Task material >>
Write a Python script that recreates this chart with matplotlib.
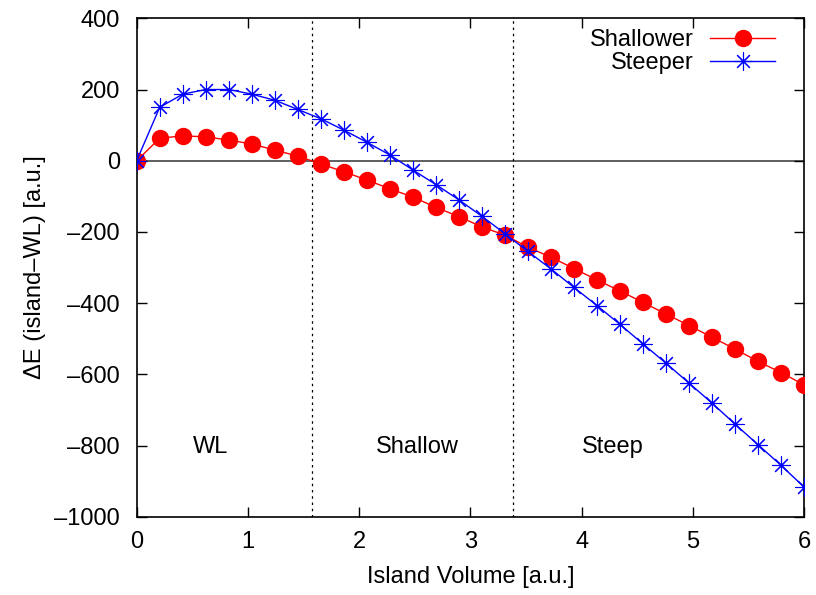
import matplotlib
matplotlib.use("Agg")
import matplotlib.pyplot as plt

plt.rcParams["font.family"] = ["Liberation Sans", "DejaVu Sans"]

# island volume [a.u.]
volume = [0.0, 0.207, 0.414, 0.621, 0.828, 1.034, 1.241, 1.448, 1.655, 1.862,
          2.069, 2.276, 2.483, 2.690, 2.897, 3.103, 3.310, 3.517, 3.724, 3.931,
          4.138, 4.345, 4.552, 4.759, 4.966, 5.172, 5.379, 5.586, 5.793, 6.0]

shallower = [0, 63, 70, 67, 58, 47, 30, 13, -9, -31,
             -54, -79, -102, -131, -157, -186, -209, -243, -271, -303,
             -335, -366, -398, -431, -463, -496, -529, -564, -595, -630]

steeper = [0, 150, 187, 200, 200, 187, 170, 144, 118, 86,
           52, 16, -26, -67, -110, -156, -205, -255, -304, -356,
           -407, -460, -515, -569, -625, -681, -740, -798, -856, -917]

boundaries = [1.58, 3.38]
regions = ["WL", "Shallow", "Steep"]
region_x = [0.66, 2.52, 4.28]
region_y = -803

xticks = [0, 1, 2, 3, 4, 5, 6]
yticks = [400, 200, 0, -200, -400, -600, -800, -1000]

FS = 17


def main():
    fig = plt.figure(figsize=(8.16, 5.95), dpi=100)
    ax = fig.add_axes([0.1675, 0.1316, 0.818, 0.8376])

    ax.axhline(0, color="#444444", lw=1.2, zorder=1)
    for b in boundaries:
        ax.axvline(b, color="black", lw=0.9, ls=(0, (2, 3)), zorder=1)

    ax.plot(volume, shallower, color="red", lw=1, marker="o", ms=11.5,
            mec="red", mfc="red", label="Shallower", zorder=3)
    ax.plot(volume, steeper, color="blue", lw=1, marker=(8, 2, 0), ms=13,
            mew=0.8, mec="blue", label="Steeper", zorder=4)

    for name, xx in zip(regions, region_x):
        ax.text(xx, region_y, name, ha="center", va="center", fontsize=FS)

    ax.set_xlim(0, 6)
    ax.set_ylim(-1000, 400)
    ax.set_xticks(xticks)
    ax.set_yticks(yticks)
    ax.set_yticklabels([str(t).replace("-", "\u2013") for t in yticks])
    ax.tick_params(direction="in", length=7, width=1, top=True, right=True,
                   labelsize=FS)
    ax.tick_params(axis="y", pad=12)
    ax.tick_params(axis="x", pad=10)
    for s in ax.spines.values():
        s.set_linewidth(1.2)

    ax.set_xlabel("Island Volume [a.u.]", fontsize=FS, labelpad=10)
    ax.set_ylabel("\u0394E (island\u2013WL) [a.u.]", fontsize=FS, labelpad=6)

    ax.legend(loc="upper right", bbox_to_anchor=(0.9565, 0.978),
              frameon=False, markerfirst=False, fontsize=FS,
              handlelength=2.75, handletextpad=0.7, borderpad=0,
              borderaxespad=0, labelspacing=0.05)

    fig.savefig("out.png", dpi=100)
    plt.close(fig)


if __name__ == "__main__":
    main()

---

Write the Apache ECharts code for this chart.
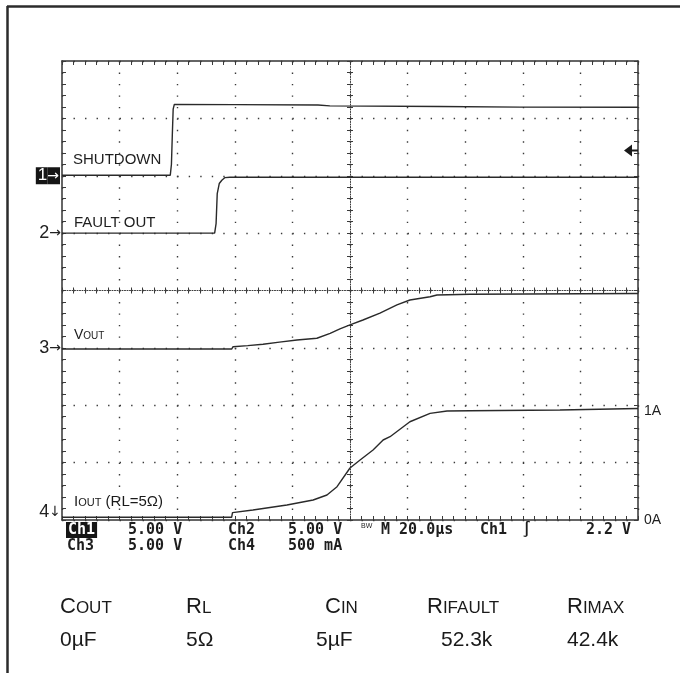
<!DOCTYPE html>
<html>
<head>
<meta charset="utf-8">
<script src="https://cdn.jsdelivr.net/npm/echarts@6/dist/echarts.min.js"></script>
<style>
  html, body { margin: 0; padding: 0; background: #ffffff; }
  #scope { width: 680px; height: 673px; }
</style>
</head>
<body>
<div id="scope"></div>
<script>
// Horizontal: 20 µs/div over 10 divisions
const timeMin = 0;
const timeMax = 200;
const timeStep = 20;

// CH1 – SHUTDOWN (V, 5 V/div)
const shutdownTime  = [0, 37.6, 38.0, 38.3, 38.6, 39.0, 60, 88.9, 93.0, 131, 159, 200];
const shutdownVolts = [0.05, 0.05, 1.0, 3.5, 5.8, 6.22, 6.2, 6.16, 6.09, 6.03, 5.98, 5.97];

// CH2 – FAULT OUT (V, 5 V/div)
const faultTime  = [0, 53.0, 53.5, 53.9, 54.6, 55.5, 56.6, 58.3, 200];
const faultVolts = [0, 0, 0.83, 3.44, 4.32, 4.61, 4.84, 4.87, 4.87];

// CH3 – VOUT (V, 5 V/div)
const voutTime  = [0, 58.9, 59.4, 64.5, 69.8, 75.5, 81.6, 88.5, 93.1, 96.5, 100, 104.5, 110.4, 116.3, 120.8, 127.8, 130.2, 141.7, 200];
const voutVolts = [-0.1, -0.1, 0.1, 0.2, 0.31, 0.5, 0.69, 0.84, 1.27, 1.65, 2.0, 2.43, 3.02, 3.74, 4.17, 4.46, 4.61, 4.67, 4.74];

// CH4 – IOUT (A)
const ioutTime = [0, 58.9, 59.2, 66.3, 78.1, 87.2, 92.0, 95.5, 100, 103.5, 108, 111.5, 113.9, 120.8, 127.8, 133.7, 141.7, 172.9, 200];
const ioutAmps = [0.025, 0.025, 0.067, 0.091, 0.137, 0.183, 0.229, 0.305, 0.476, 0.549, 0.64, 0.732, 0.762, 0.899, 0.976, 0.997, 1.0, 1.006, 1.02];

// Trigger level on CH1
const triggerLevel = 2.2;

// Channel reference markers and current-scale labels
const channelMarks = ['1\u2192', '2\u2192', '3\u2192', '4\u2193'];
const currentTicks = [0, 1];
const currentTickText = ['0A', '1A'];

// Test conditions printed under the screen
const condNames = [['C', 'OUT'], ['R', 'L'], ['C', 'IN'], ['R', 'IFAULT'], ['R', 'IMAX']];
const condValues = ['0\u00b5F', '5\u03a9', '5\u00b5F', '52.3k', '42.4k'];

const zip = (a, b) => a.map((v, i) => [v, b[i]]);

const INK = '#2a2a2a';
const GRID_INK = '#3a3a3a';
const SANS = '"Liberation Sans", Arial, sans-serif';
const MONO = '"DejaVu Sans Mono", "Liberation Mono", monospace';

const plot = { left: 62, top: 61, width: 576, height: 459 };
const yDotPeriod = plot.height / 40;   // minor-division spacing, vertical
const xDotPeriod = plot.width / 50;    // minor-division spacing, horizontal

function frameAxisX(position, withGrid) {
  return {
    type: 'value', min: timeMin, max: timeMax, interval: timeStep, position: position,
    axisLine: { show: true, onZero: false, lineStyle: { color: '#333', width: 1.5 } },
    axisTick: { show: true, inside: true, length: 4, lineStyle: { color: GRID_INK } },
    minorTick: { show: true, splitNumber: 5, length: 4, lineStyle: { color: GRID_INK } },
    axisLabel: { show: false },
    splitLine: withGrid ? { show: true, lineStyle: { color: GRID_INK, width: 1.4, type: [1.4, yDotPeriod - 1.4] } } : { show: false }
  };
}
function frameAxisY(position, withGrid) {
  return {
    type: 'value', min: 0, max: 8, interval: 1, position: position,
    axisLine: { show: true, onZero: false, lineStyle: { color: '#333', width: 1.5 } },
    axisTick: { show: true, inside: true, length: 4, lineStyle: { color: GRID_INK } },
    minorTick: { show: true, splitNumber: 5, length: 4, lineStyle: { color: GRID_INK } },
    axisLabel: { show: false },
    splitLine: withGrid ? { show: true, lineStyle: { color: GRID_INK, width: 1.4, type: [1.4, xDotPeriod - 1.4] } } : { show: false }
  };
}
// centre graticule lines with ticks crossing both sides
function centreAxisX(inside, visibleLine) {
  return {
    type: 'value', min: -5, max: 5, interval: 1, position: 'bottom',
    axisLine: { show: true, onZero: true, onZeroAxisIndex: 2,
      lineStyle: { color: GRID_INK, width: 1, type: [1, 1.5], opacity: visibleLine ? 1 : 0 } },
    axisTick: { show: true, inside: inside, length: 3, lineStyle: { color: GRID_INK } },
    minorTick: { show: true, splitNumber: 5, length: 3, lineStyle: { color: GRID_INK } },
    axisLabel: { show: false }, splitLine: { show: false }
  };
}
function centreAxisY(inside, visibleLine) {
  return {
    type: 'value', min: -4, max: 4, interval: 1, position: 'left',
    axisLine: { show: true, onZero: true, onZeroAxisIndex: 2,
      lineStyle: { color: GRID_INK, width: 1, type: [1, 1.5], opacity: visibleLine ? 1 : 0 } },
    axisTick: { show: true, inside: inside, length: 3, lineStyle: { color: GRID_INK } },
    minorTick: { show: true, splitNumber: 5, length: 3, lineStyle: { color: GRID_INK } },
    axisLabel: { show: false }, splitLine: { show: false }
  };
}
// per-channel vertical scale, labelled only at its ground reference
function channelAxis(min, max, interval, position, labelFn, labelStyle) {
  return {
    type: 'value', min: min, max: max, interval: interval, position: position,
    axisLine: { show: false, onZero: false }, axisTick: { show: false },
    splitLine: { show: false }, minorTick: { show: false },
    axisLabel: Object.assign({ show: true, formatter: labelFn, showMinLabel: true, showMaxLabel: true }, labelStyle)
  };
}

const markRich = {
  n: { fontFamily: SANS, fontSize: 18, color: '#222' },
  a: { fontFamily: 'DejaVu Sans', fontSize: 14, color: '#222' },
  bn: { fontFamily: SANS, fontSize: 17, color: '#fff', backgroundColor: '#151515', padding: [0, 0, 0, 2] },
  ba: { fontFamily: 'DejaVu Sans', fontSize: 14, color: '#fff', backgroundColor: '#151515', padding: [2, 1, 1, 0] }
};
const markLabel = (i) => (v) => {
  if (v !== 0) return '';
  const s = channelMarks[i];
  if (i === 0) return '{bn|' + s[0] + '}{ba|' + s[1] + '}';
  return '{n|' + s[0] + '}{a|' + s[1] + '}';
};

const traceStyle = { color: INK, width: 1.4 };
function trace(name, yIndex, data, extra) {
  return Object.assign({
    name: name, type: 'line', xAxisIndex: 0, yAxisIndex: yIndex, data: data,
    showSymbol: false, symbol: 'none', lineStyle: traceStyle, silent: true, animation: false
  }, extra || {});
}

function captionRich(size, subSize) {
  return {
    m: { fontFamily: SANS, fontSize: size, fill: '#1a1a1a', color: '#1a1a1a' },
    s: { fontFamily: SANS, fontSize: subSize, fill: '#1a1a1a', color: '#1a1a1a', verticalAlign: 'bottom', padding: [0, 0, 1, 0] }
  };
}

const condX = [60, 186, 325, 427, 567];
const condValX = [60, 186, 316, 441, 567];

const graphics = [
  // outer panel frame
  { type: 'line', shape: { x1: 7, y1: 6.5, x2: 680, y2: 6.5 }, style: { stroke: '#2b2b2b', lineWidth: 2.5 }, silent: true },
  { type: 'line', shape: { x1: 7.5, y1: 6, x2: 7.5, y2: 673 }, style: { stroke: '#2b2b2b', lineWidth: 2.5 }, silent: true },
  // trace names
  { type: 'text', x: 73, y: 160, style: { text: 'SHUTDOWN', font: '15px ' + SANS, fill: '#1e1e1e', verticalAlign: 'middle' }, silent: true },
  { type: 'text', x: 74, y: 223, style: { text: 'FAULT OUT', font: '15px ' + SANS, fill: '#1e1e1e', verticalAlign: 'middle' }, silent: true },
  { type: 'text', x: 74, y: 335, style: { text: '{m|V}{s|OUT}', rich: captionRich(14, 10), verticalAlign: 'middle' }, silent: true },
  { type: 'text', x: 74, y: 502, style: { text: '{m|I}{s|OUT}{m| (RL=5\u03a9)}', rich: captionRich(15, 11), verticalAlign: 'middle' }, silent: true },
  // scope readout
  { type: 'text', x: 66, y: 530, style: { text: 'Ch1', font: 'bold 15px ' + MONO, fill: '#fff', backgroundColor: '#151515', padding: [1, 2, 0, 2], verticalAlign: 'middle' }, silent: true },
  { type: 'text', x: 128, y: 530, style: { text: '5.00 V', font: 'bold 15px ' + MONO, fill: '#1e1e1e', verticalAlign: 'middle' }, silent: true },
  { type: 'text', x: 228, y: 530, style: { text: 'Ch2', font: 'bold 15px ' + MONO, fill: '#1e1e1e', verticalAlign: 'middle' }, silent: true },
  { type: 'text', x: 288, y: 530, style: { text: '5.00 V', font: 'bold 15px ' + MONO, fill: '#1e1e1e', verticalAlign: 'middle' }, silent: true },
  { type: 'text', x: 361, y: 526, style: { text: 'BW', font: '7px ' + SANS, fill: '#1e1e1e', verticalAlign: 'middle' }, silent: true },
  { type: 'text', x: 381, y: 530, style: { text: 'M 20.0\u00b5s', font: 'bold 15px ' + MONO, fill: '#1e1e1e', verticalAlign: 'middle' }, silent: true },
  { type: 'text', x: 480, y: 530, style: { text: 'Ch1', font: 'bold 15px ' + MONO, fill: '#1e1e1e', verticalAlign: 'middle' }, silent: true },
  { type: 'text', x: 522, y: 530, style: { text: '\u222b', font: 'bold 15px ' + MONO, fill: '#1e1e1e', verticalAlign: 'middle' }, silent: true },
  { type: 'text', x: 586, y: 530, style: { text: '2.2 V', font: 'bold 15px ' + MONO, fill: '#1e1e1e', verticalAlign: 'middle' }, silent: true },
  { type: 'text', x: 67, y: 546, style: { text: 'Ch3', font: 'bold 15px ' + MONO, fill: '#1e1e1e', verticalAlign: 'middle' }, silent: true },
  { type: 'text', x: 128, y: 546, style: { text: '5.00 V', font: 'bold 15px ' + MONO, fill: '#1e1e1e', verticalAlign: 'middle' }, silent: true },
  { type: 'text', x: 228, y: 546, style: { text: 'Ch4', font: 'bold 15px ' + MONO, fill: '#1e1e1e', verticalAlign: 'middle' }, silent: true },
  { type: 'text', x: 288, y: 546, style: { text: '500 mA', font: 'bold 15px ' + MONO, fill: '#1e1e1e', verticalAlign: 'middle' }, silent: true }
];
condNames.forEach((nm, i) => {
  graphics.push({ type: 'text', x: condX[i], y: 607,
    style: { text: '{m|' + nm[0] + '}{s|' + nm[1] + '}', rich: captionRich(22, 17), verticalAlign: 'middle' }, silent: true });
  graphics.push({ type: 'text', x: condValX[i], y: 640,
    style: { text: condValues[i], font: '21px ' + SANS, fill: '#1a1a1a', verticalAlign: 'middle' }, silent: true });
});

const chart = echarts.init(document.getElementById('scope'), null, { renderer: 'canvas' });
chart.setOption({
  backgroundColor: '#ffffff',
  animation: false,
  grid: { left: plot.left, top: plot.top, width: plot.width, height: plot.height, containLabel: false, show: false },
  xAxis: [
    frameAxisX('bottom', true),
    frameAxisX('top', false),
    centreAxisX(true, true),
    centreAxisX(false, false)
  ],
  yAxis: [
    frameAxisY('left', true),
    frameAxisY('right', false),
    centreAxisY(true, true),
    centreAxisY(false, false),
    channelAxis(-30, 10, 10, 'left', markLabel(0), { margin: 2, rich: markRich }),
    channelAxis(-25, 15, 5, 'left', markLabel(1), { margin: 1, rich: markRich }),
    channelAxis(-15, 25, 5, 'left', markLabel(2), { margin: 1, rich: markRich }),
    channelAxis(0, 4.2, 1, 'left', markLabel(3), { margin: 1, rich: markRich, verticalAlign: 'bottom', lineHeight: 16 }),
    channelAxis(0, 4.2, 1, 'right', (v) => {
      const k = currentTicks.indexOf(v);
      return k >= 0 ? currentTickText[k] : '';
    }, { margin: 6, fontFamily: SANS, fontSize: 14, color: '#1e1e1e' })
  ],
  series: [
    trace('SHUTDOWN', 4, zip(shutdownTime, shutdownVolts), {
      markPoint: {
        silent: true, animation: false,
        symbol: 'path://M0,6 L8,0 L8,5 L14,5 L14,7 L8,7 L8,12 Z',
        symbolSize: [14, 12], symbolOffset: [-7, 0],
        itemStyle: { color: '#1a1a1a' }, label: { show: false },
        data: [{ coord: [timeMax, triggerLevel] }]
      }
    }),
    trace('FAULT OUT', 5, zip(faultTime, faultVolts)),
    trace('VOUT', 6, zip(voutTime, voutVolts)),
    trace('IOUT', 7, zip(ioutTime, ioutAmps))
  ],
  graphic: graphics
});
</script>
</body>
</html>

...

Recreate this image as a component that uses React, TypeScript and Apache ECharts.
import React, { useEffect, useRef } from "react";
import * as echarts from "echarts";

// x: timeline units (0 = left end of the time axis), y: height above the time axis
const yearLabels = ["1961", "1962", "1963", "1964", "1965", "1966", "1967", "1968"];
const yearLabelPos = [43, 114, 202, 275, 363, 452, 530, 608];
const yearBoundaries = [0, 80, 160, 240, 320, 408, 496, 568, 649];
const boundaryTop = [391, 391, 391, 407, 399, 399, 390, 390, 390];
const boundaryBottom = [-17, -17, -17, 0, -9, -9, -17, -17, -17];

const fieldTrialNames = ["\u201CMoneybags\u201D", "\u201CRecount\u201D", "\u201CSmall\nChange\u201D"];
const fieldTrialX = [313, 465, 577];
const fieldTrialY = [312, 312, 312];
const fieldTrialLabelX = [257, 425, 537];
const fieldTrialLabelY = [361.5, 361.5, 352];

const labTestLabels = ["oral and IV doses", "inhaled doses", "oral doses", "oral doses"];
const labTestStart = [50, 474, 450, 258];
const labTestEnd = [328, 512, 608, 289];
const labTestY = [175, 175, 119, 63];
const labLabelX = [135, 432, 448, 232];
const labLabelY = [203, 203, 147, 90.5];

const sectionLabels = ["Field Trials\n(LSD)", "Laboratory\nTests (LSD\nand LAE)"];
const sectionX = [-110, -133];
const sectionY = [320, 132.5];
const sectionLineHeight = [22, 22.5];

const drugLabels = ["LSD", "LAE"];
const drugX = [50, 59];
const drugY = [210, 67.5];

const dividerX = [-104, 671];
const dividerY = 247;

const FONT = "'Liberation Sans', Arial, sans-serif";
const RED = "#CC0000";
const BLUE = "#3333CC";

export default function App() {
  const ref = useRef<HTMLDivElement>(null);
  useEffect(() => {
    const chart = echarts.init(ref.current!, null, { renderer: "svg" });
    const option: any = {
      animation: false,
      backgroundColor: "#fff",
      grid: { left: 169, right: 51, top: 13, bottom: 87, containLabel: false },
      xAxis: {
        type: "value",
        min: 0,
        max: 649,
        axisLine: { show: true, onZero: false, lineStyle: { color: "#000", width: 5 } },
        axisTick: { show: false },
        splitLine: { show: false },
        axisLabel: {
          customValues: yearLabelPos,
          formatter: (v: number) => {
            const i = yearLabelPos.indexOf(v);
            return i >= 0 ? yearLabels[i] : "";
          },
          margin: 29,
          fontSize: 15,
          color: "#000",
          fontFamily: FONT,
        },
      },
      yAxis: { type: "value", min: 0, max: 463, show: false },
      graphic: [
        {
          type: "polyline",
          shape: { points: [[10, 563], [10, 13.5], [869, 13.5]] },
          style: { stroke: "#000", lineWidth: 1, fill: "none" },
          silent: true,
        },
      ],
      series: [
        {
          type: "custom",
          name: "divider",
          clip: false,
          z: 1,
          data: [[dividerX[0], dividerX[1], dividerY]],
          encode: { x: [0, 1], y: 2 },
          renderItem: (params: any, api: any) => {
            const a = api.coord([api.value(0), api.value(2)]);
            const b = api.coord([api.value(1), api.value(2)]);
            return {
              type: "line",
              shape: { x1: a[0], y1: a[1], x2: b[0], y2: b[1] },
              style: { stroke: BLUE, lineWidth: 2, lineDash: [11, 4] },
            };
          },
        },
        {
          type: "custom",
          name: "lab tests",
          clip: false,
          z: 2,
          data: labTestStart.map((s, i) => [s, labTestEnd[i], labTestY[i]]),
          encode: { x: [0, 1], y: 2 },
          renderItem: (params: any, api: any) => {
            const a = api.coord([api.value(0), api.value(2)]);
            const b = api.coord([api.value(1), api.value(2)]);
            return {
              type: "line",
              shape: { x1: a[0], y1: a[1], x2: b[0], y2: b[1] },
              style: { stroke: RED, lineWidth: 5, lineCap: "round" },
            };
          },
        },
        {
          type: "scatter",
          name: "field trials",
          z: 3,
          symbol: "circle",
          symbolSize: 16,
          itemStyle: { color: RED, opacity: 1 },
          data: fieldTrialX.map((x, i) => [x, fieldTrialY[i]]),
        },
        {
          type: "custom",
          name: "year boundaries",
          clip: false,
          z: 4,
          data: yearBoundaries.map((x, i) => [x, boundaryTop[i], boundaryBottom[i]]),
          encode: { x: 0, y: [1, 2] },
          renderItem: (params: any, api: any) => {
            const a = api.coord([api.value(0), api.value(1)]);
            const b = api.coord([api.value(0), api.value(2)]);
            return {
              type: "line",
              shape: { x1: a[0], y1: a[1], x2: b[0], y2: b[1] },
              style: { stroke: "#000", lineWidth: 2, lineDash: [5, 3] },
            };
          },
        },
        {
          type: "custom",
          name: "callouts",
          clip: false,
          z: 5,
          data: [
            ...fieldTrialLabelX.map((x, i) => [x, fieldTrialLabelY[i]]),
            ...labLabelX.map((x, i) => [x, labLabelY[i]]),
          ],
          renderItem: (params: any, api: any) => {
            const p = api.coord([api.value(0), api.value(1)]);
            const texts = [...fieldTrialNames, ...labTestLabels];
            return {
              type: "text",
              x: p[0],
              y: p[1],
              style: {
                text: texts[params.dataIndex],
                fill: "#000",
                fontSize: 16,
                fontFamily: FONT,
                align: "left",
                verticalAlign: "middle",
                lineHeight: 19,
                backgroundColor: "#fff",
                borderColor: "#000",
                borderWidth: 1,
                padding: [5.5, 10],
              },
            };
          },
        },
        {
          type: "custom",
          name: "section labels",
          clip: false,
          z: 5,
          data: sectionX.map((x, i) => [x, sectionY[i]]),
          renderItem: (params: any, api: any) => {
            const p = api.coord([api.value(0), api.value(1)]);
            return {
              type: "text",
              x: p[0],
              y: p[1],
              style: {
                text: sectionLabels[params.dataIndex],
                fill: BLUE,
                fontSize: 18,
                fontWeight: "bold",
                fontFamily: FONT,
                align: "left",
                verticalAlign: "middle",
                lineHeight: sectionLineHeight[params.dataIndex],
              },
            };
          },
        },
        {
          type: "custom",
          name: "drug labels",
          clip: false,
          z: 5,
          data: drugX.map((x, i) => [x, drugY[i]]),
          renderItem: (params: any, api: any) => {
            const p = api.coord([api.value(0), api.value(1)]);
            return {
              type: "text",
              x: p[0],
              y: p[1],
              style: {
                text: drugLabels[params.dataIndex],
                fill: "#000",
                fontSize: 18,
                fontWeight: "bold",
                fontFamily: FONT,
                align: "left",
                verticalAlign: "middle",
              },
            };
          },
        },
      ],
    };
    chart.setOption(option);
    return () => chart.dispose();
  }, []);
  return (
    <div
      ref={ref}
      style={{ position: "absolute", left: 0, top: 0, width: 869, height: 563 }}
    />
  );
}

Exercise objective >> Give again, word for word, the lines from the one that contains "Write a Python" to the one that contains "ax = fig.add_axes([0.1675, 0.1316, 0.818, 0.8376])", both included. Omit the pictures.

The answer >>
Write a Python script that recreates this chart with matplotlib.
import matplotlib
matplotlib.use("Agg")
import matplotlib.pyplot as plt

plt.rcParams["font.family"] = ["Liberation Sans", "DejaVu Sans"]

# island volume [a.u.]
volume = [0.0, 0.207, 0.414, 0.621, 0.828, 1.034, 1.241, 1.448, 1.655, 1.862,
          2.069, 2.276, 2.483, 2.690, 2.897, 3.103, 3.310, 3.517, 3.724, 3.931,
          4.138, 4.345, 4.552, 4.759, 4.966, 5.172, 5.379, 5.586, 5.793, 6.0]

shallower = [0, 63, 70, 67, 58, 47, 30, 13, -9, -31,
             -54, -79, -102, -131, -157, -186, -209, -243, -271, -303,
             -335, -366, -398, -431, -463, -496, -529, -564, -595, -630]

steeper = [0, 150, 187, 200, 200, 187, 170, 144, 118, 86,
           52, 16, -26, -67, -110, -156, -205, -255, -304, -356,
           -407, -460, -515, -569, -625, -681, -740, -798, -856, -917]

boundaries = [1.58, 3.38]
regions = ["WL", "Shallow", "Steep"]
region_x = [0.66, 2.52, 4.28]
region_y = -803

xticks = [0, 1, 2, 3, 4, 5, 6]
yticks = [400, 200, 0, -200, -400, -600, -800, -1000]

FS = 17


def main():
    fig = plt.figure(figsize=(8.16, 5.95), dpi=100)
    ax = fig.add_axes([0.1675, 0.1316, 0.818, 0.8376])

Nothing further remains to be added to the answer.